# Your task:
Every line holding the string "seaborn" should be gathered.

Entries from a dataset:
···
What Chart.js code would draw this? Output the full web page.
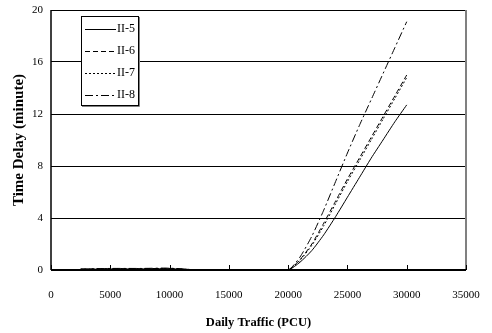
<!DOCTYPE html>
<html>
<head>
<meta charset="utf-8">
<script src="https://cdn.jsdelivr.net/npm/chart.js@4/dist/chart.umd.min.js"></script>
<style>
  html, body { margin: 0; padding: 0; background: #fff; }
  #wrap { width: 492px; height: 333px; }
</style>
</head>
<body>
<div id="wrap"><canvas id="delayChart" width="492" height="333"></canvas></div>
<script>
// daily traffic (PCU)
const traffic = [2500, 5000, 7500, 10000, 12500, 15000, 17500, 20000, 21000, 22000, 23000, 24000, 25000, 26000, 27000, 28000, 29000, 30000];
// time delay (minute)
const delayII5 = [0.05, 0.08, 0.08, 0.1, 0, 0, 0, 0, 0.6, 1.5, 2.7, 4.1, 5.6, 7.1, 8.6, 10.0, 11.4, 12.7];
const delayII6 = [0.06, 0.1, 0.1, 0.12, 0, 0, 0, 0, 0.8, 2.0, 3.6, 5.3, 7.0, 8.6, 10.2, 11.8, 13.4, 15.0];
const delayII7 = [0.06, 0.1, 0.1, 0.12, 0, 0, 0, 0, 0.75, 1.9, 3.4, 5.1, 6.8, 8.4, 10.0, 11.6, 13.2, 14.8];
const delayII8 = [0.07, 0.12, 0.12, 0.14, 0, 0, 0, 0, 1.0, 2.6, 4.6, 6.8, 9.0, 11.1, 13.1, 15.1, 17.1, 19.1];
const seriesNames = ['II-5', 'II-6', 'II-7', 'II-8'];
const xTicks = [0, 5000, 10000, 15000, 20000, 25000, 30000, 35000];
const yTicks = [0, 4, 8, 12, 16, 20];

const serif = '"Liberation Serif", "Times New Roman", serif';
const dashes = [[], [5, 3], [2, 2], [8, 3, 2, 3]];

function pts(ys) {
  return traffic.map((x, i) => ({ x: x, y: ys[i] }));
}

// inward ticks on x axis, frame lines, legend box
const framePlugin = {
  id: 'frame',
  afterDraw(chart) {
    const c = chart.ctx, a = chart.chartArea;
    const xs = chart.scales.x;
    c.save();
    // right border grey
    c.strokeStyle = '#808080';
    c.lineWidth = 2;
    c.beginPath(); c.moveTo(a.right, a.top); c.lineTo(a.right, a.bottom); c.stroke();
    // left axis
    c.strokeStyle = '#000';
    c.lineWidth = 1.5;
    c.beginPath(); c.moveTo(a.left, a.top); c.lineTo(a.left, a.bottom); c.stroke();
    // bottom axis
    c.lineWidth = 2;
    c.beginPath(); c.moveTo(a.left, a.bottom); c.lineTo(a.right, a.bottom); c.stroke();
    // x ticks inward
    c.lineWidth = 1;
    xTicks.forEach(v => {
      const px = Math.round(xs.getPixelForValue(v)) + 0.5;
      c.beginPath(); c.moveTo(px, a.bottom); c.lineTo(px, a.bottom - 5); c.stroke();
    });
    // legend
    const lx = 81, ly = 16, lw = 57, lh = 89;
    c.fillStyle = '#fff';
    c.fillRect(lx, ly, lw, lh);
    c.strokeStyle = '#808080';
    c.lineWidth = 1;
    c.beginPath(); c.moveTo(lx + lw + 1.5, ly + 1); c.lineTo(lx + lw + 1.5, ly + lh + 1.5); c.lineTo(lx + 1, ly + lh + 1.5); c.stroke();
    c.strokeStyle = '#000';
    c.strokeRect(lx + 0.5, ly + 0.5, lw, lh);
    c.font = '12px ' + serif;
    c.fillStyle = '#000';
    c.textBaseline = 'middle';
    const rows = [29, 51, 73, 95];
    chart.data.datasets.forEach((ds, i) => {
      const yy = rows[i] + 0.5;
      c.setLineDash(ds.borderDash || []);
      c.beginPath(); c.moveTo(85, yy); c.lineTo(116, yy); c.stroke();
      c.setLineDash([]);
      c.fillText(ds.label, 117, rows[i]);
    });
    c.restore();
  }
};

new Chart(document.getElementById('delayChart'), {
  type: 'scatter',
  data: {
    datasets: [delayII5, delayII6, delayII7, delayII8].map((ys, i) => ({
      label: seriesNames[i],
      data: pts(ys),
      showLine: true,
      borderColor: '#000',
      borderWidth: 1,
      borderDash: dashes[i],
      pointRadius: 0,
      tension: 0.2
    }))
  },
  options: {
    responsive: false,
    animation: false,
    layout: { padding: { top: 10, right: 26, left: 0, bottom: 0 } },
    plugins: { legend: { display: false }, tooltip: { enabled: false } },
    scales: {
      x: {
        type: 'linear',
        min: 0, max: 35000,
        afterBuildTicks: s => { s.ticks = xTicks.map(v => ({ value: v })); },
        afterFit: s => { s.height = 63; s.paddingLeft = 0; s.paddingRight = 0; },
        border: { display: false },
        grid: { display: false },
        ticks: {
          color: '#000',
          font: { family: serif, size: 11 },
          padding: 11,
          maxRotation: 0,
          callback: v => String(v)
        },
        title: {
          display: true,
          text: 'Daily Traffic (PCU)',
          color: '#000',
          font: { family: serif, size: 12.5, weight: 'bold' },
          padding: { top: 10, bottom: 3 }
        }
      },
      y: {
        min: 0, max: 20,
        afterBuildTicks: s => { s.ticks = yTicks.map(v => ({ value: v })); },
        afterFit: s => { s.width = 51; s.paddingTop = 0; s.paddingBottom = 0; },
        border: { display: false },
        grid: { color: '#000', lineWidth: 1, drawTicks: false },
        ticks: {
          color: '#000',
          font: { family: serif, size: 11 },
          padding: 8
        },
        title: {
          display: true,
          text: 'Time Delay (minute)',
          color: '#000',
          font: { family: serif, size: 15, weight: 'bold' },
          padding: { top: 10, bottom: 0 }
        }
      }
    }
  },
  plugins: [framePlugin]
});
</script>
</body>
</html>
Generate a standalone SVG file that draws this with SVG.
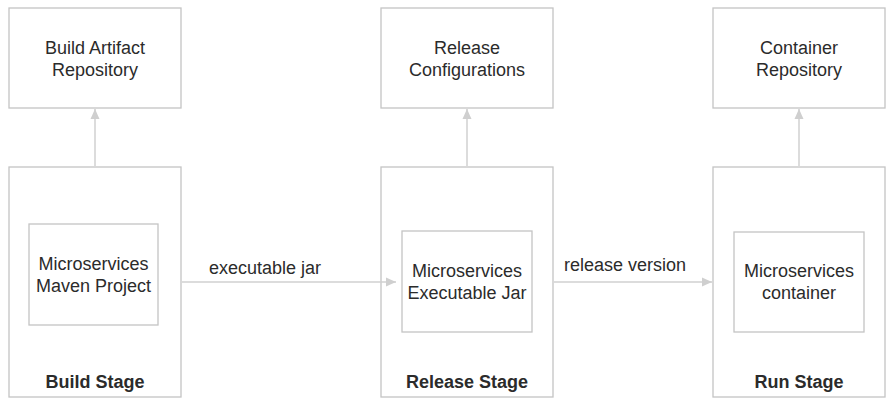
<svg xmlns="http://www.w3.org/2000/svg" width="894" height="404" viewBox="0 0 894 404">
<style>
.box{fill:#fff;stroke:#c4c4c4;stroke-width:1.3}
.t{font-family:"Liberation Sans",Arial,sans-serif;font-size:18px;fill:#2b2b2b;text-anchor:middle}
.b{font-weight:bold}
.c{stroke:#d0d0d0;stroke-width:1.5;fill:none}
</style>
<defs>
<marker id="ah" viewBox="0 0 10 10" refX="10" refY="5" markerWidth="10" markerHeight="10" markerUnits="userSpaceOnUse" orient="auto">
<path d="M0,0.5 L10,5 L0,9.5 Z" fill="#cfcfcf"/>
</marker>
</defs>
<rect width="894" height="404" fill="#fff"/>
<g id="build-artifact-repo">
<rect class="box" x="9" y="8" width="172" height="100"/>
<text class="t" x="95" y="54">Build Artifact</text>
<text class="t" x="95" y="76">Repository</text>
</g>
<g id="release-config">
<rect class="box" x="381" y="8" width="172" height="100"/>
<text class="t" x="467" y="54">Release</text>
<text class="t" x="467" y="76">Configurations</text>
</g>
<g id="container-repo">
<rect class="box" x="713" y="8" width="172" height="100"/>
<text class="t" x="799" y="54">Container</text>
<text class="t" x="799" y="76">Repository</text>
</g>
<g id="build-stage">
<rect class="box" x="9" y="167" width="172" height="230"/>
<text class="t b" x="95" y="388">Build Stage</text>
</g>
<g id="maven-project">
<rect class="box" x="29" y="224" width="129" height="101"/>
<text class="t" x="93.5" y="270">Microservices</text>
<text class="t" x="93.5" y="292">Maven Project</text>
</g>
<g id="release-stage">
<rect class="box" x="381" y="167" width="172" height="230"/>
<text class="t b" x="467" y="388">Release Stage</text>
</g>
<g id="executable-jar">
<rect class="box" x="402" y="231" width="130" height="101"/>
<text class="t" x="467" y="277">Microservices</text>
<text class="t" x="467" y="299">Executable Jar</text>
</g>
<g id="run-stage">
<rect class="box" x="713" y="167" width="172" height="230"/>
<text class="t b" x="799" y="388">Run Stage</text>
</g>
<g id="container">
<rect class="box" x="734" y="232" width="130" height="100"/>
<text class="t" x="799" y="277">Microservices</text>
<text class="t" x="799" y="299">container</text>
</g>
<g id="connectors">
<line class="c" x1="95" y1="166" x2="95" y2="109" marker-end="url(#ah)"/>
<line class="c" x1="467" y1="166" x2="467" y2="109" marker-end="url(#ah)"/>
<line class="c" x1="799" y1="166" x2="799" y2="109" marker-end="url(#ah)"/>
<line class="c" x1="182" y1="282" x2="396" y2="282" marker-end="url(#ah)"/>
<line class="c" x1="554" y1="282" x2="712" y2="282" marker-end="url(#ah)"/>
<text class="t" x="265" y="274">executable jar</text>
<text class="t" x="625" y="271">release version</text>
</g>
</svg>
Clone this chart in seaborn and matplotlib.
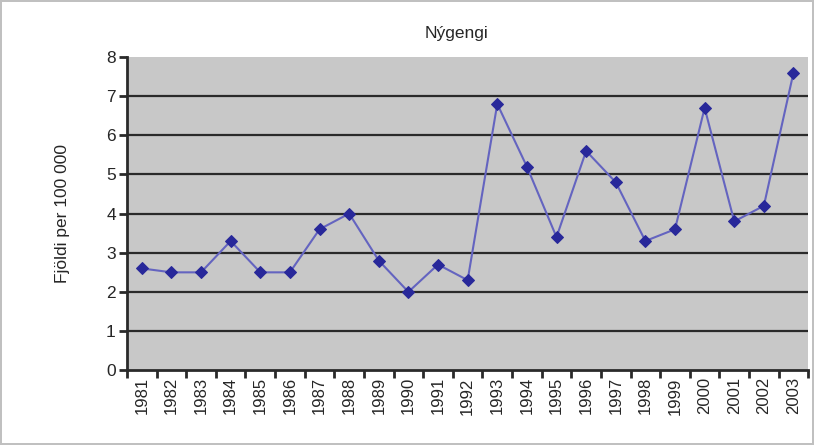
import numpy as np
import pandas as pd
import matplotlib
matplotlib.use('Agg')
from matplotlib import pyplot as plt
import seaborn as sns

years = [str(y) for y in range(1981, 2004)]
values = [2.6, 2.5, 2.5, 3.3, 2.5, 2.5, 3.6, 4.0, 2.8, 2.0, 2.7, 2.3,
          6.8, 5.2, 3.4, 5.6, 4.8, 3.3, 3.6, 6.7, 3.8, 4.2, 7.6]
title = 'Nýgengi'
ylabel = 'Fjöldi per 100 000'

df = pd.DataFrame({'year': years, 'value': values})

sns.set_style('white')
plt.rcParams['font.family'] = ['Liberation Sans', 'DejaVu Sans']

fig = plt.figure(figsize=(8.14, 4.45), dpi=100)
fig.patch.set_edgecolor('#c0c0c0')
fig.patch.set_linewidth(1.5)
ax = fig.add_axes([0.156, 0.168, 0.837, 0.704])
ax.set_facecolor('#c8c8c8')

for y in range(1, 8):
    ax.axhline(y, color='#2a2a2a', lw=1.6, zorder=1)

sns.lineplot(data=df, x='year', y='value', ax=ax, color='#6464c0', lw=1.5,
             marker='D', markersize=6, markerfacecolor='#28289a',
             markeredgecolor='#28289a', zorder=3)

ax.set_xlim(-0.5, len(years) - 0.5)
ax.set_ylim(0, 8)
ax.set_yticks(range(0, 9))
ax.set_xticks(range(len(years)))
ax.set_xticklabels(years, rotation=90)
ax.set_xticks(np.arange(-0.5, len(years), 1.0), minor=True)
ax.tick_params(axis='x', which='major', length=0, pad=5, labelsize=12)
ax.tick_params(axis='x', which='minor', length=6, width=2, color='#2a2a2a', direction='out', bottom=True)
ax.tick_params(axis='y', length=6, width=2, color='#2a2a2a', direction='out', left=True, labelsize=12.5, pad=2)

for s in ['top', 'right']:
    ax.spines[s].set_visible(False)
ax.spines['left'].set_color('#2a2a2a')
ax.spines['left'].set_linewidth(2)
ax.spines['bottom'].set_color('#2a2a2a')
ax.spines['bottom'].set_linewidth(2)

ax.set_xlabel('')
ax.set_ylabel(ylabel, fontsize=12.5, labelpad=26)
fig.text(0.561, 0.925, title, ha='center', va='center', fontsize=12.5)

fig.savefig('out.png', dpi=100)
···
# Answer:
Clone this chart in seaborn and matplotlib.
import seaborn as sns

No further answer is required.